MATERIAL PROVIDED:

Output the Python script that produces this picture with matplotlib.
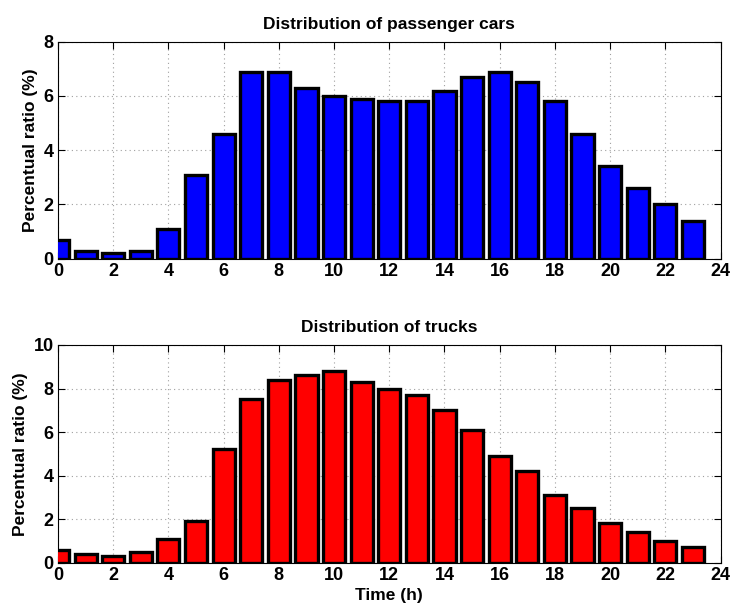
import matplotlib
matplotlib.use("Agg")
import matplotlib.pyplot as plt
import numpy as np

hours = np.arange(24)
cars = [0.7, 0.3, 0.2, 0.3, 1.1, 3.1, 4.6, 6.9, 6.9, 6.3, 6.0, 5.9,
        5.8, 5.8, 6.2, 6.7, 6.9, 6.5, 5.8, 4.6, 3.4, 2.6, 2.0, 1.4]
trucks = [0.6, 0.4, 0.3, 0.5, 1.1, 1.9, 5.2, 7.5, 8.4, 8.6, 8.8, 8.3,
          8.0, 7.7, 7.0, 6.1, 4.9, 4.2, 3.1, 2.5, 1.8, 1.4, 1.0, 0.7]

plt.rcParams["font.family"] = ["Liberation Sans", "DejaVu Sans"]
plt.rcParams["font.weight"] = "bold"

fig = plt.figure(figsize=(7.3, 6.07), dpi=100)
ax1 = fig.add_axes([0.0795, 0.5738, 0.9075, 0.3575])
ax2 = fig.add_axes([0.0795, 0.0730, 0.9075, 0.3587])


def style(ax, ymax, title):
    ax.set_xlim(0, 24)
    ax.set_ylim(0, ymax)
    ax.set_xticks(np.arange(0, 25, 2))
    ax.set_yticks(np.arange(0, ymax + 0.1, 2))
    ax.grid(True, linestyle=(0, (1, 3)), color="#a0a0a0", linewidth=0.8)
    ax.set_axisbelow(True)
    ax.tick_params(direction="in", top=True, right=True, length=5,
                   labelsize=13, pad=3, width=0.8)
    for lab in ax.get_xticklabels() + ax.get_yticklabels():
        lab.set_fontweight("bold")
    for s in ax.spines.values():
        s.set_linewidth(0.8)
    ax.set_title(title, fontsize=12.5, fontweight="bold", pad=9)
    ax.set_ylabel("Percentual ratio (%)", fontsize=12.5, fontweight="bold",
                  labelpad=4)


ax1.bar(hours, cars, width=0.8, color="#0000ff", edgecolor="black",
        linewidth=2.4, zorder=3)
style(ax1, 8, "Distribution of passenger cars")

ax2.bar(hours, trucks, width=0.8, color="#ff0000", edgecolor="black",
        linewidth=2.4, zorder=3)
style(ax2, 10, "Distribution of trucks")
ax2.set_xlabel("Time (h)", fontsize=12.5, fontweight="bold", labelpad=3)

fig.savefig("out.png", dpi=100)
* * *
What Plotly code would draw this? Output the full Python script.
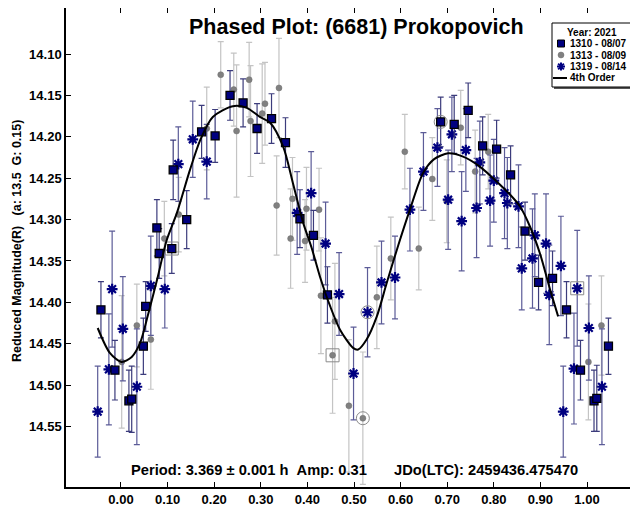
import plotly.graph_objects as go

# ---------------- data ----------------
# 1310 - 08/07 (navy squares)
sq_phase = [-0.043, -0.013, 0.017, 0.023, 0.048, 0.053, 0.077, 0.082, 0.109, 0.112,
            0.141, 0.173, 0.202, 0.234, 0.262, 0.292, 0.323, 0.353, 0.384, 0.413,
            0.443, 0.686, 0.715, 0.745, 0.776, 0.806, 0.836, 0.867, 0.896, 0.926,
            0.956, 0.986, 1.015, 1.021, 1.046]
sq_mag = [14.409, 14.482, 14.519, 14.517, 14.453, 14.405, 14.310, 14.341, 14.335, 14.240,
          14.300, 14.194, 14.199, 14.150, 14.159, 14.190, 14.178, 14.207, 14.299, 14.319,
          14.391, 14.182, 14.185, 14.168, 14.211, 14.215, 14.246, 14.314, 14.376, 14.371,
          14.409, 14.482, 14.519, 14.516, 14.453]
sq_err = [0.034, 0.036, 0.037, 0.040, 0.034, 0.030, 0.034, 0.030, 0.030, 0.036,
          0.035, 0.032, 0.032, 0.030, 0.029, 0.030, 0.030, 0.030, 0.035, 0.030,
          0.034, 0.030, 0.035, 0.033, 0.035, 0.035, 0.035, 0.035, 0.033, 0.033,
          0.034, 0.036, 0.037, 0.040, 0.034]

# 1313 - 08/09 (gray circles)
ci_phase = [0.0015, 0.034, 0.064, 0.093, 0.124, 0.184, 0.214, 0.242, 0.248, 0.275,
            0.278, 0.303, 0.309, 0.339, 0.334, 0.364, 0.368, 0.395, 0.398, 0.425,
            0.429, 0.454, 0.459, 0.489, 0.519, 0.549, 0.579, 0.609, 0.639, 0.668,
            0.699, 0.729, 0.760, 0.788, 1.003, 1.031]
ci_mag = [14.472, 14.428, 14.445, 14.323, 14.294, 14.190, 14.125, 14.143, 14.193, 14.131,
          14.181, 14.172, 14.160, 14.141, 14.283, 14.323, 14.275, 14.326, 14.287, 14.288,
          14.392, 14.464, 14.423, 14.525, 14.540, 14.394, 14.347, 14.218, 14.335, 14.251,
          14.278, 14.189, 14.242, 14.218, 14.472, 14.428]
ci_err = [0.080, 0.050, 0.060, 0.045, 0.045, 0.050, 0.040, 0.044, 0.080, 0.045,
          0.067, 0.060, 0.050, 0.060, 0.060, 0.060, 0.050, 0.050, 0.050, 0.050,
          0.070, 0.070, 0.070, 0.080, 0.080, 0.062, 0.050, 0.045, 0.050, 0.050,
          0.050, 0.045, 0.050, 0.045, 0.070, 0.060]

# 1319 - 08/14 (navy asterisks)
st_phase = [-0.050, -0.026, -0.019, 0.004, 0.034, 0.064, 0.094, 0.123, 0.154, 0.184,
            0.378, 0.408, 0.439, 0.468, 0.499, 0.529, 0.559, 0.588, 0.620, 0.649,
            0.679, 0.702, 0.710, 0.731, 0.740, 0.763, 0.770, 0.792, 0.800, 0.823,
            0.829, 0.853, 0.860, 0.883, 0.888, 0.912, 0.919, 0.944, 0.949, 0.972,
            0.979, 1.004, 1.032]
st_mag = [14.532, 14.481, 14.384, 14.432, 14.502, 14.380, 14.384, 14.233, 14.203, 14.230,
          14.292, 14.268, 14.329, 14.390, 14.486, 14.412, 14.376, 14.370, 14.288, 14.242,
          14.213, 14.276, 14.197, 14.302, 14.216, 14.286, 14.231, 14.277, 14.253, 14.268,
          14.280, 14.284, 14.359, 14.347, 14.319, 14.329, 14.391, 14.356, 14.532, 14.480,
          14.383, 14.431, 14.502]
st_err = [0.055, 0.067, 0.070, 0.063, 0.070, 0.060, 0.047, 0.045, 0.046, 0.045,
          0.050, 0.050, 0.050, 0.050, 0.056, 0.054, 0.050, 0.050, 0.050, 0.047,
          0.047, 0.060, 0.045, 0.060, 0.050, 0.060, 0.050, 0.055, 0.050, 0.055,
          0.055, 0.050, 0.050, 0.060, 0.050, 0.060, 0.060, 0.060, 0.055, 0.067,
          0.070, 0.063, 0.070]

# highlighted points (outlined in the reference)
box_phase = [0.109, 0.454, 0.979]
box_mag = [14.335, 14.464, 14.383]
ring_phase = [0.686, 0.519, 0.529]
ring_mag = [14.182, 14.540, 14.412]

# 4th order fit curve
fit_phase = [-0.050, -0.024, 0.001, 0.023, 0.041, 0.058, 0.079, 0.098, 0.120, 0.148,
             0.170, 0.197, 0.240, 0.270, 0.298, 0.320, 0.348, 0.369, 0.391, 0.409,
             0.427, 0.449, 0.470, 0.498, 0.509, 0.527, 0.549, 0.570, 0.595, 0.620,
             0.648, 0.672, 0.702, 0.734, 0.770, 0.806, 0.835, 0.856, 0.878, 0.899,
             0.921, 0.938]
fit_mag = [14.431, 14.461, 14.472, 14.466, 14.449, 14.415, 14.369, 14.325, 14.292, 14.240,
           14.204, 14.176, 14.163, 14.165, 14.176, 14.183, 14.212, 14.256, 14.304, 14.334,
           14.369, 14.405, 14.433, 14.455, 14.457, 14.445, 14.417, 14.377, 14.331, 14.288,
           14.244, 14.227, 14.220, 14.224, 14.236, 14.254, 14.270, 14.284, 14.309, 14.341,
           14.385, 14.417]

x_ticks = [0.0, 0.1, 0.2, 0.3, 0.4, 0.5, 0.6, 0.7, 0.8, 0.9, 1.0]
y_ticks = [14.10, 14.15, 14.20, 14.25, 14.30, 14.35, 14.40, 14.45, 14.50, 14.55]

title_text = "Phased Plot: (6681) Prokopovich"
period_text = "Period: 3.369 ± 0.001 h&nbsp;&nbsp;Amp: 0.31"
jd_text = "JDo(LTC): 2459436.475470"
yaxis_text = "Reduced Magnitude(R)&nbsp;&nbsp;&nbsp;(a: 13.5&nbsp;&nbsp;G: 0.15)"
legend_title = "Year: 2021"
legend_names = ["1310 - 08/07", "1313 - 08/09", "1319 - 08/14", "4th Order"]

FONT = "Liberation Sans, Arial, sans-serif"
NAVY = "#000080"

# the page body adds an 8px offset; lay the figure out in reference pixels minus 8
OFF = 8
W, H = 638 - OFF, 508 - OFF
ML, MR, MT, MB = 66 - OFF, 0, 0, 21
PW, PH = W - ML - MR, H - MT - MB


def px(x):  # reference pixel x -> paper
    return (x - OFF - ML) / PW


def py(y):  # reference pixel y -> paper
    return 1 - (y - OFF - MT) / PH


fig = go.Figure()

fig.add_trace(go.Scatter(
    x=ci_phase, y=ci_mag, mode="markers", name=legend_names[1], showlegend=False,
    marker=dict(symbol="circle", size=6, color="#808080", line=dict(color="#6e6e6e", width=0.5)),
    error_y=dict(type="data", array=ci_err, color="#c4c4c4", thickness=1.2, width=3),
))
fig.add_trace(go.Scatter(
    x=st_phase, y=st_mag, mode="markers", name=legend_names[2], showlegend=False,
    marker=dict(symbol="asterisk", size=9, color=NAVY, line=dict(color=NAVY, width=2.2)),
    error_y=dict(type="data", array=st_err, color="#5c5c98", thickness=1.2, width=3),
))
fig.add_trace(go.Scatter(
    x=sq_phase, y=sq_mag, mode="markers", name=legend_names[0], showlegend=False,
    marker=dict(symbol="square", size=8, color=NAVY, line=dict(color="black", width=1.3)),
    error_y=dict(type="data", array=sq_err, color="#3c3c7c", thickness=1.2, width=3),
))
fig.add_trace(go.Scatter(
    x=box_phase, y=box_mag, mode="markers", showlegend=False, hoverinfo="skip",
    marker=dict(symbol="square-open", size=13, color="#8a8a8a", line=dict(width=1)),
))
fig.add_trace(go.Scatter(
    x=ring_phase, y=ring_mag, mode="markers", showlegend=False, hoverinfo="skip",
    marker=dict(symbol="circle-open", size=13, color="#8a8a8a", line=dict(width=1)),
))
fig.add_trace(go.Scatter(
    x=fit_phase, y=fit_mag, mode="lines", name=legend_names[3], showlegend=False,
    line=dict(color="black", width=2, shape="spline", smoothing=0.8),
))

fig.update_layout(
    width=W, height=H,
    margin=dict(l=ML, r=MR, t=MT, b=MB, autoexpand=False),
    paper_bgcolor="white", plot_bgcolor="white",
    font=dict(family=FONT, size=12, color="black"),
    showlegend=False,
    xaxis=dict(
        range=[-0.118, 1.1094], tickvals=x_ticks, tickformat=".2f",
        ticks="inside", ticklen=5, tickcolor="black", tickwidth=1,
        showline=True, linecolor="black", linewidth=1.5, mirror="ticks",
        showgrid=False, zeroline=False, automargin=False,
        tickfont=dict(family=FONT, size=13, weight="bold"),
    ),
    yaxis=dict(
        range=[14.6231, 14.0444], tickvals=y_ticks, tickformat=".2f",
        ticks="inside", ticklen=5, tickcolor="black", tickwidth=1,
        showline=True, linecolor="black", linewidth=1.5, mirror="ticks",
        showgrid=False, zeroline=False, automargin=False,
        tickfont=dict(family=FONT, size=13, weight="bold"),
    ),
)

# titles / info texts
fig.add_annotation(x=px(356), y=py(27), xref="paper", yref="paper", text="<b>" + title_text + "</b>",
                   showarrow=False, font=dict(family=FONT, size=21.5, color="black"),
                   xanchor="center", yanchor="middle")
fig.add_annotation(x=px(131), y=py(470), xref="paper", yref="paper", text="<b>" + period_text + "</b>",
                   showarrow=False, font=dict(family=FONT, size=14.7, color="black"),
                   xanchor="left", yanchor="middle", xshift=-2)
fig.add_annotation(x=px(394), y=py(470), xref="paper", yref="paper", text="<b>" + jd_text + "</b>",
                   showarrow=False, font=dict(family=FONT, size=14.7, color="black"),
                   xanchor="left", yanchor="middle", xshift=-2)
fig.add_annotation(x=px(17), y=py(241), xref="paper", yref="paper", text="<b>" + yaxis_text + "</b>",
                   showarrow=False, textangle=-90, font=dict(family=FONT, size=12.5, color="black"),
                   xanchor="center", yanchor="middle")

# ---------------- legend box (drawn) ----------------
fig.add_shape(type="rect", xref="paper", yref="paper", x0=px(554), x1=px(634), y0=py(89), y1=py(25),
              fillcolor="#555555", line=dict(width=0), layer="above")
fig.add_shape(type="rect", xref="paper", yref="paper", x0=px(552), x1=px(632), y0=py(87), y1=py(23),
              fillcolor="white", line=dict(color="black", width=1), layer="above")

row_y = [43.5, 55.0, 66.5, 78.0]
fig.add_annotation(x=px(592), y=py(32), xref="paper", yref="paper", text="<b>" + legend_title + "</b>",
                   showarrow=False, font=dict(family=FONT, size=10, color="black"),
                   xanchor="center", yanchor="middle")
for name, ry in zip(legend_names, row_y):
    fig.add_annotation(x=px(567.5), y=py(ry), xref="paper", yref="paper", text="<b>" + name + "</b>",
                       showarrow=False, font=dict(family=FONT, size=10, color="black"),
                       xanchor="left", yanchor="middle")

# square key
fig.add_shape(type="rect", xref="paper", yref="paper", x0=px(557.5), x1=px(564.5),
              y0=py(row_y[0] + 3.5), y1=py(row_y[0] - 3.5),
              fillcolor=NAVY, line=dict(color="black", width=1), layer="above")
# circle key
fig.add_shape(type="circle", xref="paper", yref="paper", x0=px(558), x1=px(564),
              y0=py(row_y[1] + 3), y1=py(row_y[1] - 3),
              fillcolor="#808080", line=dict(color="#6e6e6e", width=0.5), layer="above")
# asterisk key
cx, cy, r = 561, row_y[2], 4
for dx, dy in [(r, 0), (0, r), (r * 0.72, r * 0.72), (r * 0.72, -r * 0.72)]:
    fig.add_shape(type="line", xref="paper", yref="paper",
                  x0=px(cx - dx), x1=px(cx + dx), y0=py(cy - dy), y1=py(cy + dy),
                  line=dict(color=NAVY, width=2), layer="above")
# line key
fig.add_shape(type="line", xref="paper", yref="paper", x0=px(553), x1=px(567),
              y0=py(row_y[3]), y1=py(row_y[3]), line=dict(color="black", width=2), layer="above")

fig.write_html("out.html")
* * *
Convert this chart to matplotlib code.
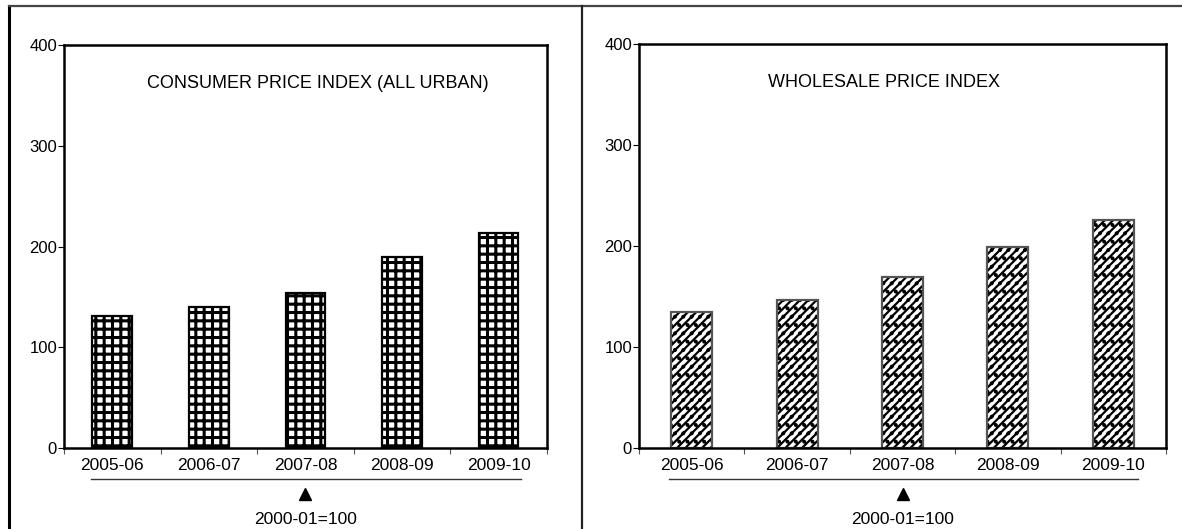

BRIEF:
Above are some entries. Restate word for word the lines from the one holding "What Plotly code" through the one holding "import plotly.graph_objects as go", but not the pictures.

TASK SOLUTION:
What Plotly code would draw this? Output the full Python script.
import plotly.graph_objects as go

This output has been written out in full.